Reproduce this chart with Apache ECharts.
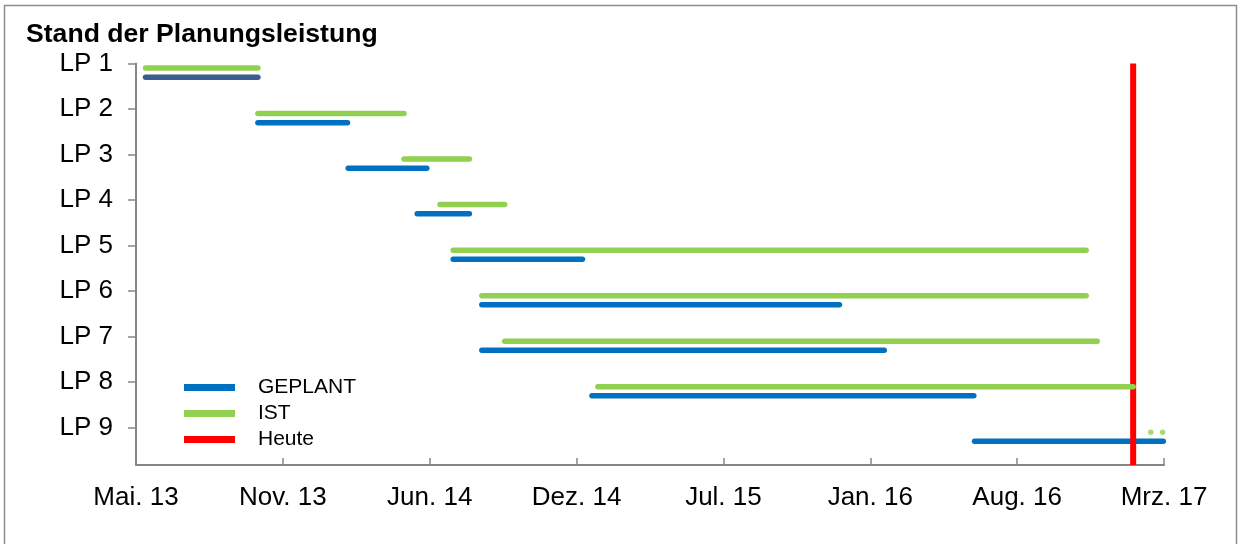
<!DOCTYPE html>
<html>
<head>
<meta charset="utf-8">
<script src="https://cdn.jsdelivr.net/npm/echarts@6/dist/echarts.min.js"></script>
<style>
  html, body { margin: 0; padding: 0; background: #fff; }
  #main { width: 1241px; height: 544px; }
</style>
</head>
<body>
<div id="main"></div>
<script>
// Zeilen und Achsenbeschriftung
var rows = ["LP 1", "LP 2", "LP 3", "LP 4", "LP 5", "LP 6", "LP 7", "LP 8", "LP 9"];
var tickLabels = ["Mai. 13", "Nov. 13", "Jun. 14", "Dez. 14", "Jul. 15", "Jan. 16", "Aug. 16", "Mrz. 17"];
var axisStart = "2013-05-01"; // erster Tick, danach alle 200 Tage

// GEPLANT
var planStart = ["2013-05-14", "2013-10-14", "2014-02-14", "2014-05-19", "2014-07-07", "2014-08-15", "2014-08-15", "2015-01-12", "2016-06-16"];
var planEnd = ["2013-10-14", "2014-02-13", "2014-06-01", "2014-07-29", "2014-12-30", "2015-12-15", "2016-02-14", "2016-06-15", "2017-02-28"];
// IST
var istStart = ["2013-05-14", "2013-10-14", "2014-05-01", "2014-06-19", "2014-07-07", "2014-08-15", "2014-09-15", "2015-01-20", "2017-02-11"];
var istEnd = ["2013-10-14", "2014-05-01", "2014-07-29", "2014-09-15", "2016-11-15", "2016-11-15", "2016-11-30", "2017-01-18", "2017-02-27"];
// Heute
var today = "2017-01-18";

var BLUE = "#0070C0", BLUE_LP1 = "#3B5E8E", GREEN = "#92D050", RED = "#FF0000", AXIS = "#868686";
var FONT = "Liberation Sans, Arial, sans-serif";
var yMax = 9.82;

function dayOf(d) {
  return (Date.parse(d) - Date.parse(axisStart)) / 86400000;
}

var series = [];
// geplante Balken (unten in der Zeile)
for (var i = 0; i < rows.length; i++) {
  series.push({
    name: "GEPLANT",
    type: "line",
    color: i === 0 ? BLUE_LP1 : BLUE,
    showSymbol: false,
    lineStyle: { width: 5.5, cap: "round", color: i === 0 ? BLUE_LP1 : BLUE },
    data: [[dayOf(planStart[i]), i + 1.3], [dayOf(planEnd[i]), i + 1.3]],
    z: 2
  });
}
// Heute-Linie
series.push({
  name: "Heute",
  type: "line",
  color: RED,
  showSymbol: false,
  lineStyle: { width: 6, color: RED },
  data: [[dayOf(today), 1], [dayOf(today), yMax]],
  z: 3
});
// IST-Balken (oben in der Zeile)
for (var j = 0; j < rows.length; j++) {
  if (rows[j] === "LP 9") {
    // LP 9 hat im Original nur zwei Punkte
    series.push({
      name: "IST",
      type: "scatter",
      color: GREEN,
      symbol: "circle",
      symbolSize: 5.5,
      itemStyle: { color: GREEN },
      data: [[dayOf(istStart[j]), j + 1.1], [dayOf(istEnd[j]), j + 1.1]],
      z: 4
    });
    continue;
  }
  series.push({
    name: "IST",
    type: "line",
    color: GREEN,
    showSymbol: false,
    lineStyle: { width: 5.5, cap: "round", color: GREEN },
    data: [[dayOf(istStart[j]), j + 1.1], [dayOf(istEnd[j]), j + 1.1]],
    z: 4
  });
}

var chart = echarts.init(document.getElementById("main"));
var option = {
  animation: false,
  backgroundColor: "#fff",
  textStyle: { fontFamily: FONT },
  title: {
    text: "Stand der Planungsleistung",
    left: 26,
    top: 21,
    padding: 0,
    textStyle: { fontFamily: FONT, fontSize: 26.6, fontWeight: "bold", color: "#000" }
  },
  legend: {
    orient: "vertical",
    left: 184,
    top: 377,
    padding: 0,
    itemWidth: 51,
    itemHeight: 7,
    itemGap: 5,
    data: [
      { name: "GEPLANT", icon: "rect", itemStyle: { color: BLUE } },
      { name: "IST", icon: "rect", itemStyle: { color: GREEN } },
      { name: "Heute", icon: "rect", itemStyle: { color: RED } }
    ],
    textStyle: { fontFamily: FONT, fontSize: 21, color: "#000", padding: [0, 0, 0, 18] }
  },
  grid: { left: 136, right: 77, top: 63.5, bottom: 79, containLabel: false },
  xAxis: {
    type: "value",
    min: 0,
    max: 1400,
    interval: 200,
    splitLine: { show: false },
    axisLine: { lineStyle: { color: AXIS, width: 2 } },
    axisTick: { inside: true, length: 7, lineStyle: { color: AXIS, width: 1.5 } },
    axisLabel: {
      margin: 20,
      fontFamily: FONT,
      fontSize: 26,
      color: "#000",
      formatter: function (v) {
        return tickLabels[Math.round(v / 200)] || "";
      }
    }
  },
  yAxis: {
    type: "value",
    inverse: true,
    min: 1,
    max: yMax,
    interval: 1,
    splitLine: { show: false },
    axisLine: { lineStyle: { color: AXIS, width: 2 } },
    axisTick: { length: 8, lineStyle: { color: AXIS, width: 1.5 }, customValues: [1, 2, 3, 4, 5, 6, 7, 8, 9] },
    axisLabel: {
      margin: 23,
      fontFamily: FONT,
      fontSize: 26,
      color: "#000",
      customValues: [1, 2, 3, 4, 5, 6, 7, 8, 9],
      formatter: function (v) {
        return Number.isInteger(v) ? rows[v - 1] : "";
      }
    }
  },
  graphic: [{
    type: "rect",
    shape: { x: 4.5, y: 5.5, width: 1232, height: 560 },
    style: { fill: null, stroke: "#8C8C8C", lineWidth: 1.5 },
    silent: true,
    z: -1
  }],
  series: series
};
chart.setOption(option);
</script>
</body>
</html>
_ _ _ _
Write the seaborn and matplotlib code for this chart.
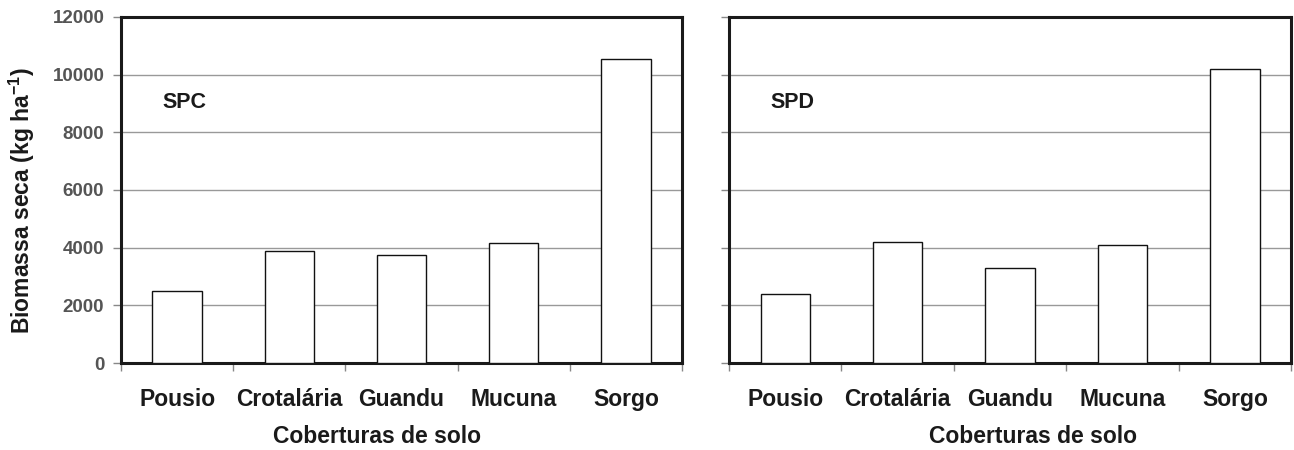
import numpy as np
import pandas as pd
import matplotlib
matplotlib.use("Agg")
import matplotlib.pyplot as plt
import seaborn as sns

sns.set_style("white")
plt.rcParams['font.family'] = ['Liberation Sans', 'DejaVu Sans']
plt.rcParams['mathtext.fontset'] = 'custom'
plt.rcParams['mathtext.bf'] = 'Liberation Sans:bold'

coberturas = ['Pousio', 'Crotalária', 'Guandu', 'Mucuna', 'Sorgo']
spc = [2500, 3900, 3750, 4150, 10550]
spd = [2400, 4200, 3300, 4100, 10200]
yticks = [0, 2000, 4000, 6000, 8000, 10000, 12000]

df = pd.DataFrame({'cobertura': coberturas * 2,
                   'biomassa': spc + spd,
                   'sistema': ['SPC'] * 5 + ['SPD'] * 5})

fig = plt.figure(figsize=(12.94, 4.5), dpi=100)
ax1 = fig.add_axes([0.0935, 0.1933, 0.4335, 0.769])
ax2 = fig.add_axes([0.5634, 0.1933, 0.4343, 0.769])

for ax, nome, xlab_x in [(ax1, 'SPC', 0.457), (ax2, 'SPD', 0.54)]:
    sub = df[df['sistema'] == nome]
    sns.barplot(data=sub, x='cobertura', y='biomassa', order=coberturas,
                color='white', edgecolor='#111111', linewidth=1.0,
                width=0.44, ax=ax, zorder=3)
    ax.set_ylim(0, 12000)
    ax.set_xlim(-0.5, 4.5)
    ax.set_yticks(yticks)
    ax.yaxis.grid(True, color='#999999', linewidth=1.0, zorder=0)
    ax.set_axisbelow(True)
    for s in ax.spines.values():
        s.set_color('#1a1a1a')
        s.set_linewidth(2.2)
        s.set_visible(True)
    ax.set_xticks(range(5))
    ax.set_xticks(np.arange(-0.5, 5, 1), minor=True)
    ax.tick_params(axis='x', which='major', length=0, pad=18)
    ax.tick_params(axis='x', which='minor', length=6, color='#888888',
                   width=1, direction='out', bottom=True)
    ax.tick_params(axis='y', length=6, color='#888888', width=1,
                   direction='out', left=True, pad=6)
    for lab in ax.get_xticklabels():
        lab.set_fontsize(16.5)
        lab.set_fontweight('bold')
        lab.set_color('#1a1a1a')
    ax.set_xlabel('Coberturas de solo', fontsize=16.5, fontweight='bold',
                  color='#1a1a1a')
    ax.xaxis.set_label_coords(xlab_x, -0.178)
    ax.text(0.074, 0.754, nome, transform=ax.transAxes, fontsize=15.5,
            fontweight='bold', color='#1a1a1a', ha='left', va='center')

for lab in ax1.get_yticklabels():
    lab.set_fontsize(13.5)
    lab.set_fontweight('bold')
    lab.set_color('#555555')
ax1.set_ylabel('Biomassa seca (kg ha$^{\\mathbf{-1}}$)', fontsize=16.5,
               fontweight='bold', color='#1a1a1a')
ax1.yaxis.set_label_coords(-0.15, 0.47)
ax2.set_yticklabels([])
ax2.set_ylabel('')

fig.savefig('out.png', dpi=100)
_ _ _ _
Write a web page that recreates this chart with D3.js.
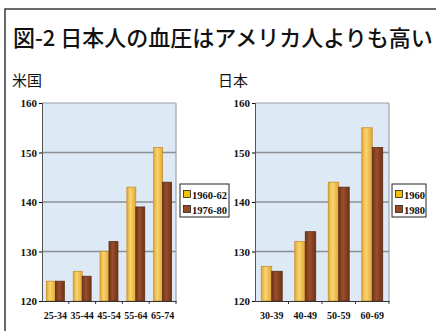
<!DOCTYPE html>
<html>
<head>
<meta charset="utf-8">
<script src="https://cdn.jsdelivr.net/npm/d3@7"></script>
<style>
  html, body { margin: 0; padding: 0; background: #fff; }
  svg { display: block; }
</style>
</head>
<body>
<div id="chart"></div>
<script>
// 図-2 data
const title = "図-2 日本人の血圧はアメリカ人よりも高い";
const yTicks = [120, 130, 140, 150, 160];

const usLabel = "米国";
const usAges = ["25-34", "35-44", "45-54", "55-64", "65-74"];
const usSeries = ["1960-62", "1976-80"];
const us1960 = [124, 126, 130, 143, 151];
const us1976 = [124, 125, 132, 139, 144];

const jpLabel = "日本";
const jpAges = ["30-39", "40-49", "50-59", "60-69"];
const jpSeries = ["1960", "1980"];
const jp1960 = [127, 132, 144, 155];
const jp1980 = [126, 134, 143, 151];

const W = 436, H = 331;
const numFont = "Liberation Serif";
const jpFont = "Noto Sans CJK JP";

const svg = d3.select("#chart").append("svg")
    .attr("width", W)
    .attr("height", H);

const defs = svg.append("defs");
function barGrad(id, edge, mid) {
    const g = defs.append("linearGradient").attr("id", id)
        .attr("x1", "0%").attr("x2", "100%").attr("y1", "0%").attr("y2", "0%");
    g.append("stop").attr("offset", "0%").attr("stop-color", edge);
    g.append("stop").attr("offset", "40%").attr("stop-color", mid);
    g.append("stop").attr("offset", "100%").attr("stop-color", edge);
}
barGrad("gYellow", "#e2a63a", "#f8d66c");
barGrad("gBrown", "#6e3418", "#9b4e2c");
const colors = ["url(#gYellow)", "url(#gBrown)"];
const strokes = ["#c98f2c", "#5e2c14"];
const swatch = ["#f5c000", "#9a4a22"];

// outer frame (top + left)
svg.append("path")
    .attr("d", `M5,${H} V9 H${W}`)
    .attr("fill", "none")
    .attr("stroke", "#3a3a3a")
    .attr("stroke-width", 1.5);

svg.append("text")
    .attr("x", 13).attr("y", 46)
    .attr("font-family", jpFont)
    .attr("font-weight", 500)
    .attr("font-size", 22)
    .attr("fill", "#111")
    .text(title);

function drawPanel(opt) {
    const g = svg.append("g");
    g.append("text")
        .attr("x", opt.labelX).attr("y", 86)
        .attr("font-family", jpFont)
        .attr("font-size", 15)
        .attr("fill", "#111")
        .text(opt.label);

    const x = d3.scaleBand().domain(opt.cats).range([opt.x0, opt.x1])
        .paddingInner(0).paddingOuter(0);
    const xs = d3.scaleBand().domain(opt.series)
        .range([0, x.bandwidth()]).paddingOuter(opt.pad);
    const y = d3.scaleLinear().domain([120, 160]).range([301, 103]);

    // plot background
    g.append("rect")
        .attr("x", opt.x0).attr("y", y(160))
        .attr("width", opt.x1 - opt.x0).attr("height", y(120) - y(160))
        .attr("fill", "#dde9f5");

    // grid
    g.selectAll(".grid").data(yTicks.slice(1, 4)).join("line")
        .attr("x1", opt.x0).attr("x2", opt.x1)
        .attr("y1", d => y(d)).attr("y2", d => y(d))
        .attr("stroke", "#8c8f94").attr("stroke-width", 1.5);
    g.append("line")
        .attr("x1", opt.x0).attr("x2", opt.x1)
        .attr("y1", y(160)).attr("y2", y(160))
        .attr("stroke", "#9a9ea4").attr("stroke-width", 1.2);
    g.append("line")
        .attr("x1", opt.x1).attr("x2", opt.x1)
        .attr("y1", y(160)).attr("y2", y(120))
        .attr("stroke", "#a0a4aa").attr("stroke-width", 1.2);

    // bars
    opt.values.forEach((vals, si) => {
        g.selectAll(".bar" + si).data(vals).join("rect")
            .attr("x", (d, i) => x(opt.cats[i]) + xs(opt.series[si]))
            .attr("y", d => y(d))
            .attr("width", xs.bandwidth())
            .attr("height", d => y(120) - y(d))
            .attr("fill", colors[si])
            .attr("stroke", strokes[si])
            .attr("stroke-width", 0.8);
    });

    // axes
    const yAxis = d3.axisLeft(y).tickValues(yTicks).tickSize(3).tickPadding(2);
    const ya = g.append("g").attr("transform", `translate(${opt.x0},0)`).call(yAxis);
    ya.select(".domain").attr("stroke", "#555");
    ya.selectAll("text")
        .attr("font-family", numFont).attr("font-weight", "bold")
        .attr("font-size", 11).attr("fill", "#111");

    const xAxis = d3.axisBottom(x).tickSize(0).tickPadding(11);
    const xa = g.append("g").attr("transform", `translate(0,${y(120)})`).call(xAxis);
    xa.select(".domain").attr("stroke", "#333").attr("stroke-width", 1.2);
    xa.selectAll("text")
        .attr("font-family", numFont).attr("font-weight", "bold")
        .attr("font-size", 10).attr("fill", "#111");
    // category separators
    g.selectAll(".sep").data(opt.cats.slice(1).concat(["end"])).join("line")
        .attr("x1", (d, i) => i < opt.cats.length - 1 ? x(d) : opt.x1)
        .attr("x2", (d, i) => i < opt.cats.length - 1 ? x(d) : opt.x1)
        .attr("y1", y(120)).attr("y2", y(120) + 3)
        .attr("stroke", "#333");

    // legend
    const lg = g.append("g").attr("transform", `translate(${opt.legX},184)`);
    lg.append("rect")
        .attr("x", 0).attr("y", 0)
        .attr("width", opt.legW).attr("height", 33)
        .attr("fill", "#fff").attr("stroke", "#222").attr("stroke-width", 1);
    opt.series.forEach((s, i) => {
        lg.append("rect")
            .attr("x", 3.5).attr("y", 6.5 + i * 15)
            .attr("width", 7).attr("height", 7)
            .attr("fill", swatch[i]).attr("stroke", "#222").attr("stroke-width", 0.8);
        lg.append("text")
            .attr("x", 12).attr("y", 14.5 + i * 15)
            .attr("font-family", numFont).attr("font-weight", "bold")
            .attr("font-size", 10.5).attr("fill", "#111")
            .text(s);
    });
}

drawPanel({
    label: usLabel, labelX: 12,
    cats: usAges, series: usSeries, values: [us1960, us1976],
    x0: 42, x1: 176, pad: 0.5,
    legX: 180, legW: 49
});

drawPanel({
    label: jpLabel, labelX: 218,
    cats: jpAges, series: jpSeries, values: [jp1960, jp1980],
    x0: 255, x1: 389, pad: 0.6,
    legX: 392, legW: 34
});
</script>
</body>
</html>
_ _ _ _
● THE TASK
Using the data above, print only the lines starting at the one with "Write the seaborn" and ending at the one with "ax2 = fig.add_axes([0.5634, 0.1933, 0.4343, 0.769])", exactly as they stand, minus the pictures.

● SOLUTION BELOW
Write the seaborn and matplotlib code for this chart.
import numpy as np
import pandas as pd
import matplotlib
matplotlib.use("Agg")
import matplotlib.pyplot as plt
import seaborn as sns

sns.set_style("white")
plt.rcParams['font.family'] = ['Liberation Sans', 'DejaVu Sans']
plt.rcParams['mathtext.fontset'] = 'custom'
plt.rcParams['mathtext.bf'] = 'Liberation Sans:bold'

coberturas = ['Pousio', 'Crotalária', 'Guandu', 'Mucuna', 'Sorgo']
spc = [2500, 3900, 3750, 4150, 10550]
spd = [2400, 4200, 3300, 4100, 10200]
yticks = [0, 2000, 4000, 6000, 8000, 10000, 12000]

df = pd.DataFrame({'cobertura': coberturas * 2,
                   'biomassa': spc + spd,
                   'sistema': ['SPC'] * 5 + ['SPD'] * 5})

fig = plt.figure(figsize=(12.94, 4.5), dpi=100)
ax1 = fig.add_axes([0.0935, 0.1933, 0.4335, 0.769])
ax2 = fig.add_axes([0.5634, 0.1933, 0.4343, 0.769])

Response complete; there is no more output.